Brandon likes to rush close to the player to force a quick action from him, then tries to anticipate the action of the ball-carrier. He looks to block the passing lane instead of directly tackling the ball. He relies on positioning well in front of the player, his ability to read the player’s action and then stretch his leg out accordingly to block the move.
His PAdj interceptions (3.84 per 90) advocates for his defensive abilities. He is also eager to press from the blind-side of the player. A sneaky short sprint from the back is enough to dispossess the opposition. His goal against Channaiyin was a result of counter-pressing which forced the defender, Goian, into making a poor touch and giving away possession to him.
In case, the player on the ball manages to get past him, he makes it a mission to retrieve the ball. His attitude and desire to win the ball back reflects upon him taking this as a personal defeat. He doesn’t shy away from sliding and often uses it as a last resort while chasing the player. He recorded 0.89 PAdj slide tackles in the last season, however, his hostility to win the possession came at the cost of seven yellow cards.
His ability to anticipate player actions makes him valuable in defensive set-pieces.

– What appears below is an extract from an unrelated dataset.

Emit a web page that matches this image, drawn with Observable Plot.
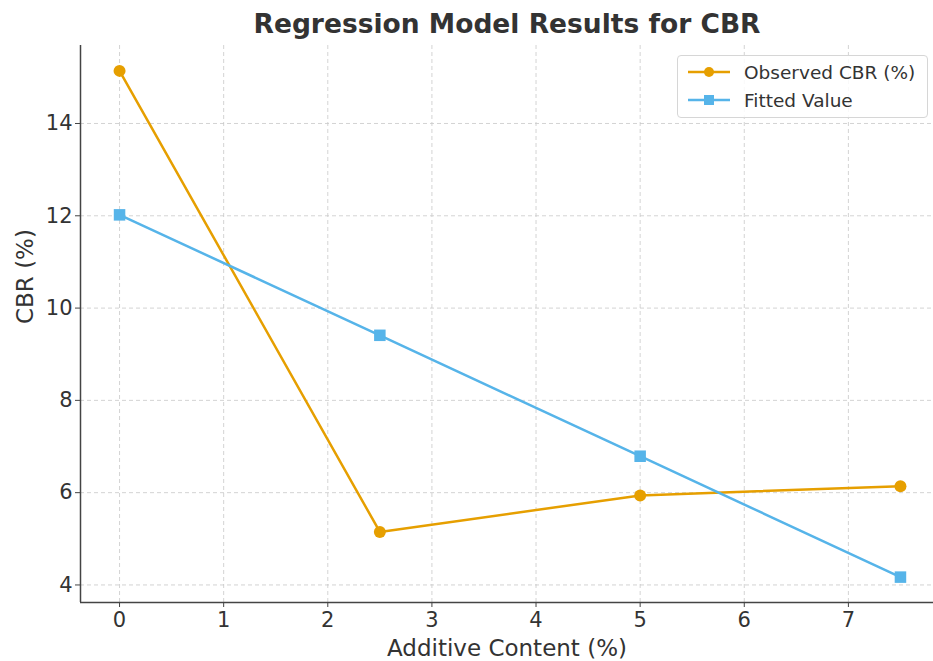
<!DOCTYPE html>
<html>
<head>
<meta charset="utf-8">
<script src="https://cdn.jsdelivr.net/npm/d3@7"></script>
<script src="https://cdn.jsdelivr.net/npm/@observablehq/plot@0.6"></script>
<style>
  html, body { margin: 0; padding: 0; background: #fff; }
  #wrap { position: relative; width: 933px; height: 661px; font-family: "DejaVu Sans", sans-serif; }
  #legend { position: absolute; left: 677px; top: 55px; width: 251px; height: 63px; box-sizing: border-box;
    border: 1px solid #d6d6d6; border-radius: 4px; background: rgba(255,255,255,0.85); padding: 2px 0 0 10px; }
  .item { display: flex; align-items: center; height: 28px; font-size: 18.5px; color: #333; }
  .item svg { margin-right: 14px; }
</style>
</head>
<body>
<div id="wrap"></div>
<script>
const additive = [0, 2.5, 5, 7.5];
const observed = [15.14, 5.15, 5.94, 6.14];
const fitted = [12.02, 9.41, 6.79, 4.17];
const xTicks = [0, 1, 2, 3, 4, 5, 6, 7];
const yTicks = [4, 6, 8, 10, 12, 14];
const seriesNames = ["Observed CBR (%)", "Fitted Value"];
const colors = ["#E69F00", "#56B4E9"];
const title = "Regression Model Results for CBR";
const xLabel = "Additive Content (%)";
const yLabel = "CBR (%)";

const obsData = additive.map((x, i) => ({x, y: observed[i]}));
const fitData = additive.map((x, i) => ({x, y: fitted[i]}));

const xDomain = [-0.375, 7.875];
const yDomain = [3.62, 15.69];

const chart = Plot.plot({
  width: 933,
  height: 661,
  marginLeft: 80,
  marginRight: 0,
  marginTop: 45,
  marginBottom: 59,
  style: {fontFamily: "DejaVu Sans, sans-serif", color: "#333", background: "#fff"},
  x: {domain: xDomain, range: [80, 939]},
  y: {domain: yDomain},
  marks: [
    Plot.gridX(xTicks, {stroke: "#c8c8c8", strokeOpacity: 1, strokeDasharray: "4,3", strokeWidth: 0.8}),
    Plot.gridY(yTicks, {stroke: "#c8c8c8", strokeOpacity: 1, strokeDasharray: "4,3", strokeWidth: 0.8}),
    Plot.ruleX([xDomain[0]], {stroke: "#444", strokeWidth: 1.5}),
    Plot.ruleY([yDomain[0]], {stroke: "#444", strokeWidth: 1.5}),
    Plot.axisX(xTicks, {tickSize: 5, tickPadding: 5, fontSize: 21, stroke: "#444", fill: "#333", label: null}),
    Plot.axisY(yTicks, {tickSize: 5, tickPadding: 3, fontSize: 21, stroke: "#444", fill: "#333", label: null}),
    Plot.line(obsData, {x: "x", y: "y", stroke: colors[0], strokeWidth: 2.5}),
    Plot.dot(obsData, {x: "x", y: "y", fill: colors[0], r: 6, symbol: "circle"}),
    Plot.line(fitData, {x: "x", y: "y", stroke: colors[1], strokeWidth: 2.5}),
    Plot.dot(fitData, {x: "x", y: "y", fill: colors[1], r: 6.5, symbol: "square"}),
    Plot.text([title], {frameAnchor: "top", dy: -31, fontSize: 26.5, fontWeight: "bold", fill: "#333"}),
    Plot.text([xLabel], {frameAnchor: "bottom", dy: 53, fontSize: 23, fill: "#333"}),
    Plot.text([yLabel], {frameAnchor: "left", dx: -55, rotate: -90, fontSize: 23, fill: "#333"})
  ]
});
const wrap = document.getElementById("wrap");
wrap.appendChild(chart);

const legend = document.createElement("div");
legend.id = "legend";
seriesNames.forEach((name, i) => {
  const item = document.createElement("div");
  item.className = "item";
  const sw = i === 0
    ? `<svg width="42" height="14"><line x1="0" y1="7" x2="42" y2="7" stroke="${colors[i]}" stroke-width="2.5"/><circle cx="21" cy="7" r="5" fill="${colors[i]}"/></svg>`
    : `<svg width="42" height="14"><line x1="0" y1="7" x2="42" y2="7" stroke="${colors[i]}" stroke-width="2.5"/><rect x="16" y="2" width="10" height="10" fill="${colors[i]}"/></svg>`;
  item.innerHTML = sw + `<span>${name}</span>`;
  legend.appendChild(item);
});
wrap.appendChild(legend);
</script>
</body>
</html>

Brandon often stayed as a blocker and bravely rushed off his position upon touch in an indirect free-kick and he managed to block 0.17 shots per 90 (second best amongst all the wide and attacking midfielders) for Goa.
When a team has players like Mourtada Fall, Lenny Rodrigues, Carlos Peña and Ahmed Jahouh to attack set-pieces, then all it needs is a Brandon Fernandes to deliver them. The Gaurs had the best record from set-pieces in ISL.
Brandon played a huge part in it by assisting five goals through his deliveries. He took charge of 4.64 corners per 90 and assisted two goals from it. He also took 1.05 free-kicks per 90 and assisted thrice from them.
His set-piece contribution doesn’t limit his club football. In the world-cup qualifiers, India scored only three goals in total. All the three goals came from set-pieces delivered by none other than Brandon Fernandes. His set-pieces supremacy is indisputable.
Brandon has shown uniform competency in all areas of the field. He is unique in the sense of playing as a left-midfielder and yet contributing enough from the centre and right flank. A player who thrives on the freedom to give his best for the team, he is a true ruler of space on and off the ball. The Goan midfielder has entered into his prime and had his best season in the last campaign. This is just the rise of an auxiliary midfielder.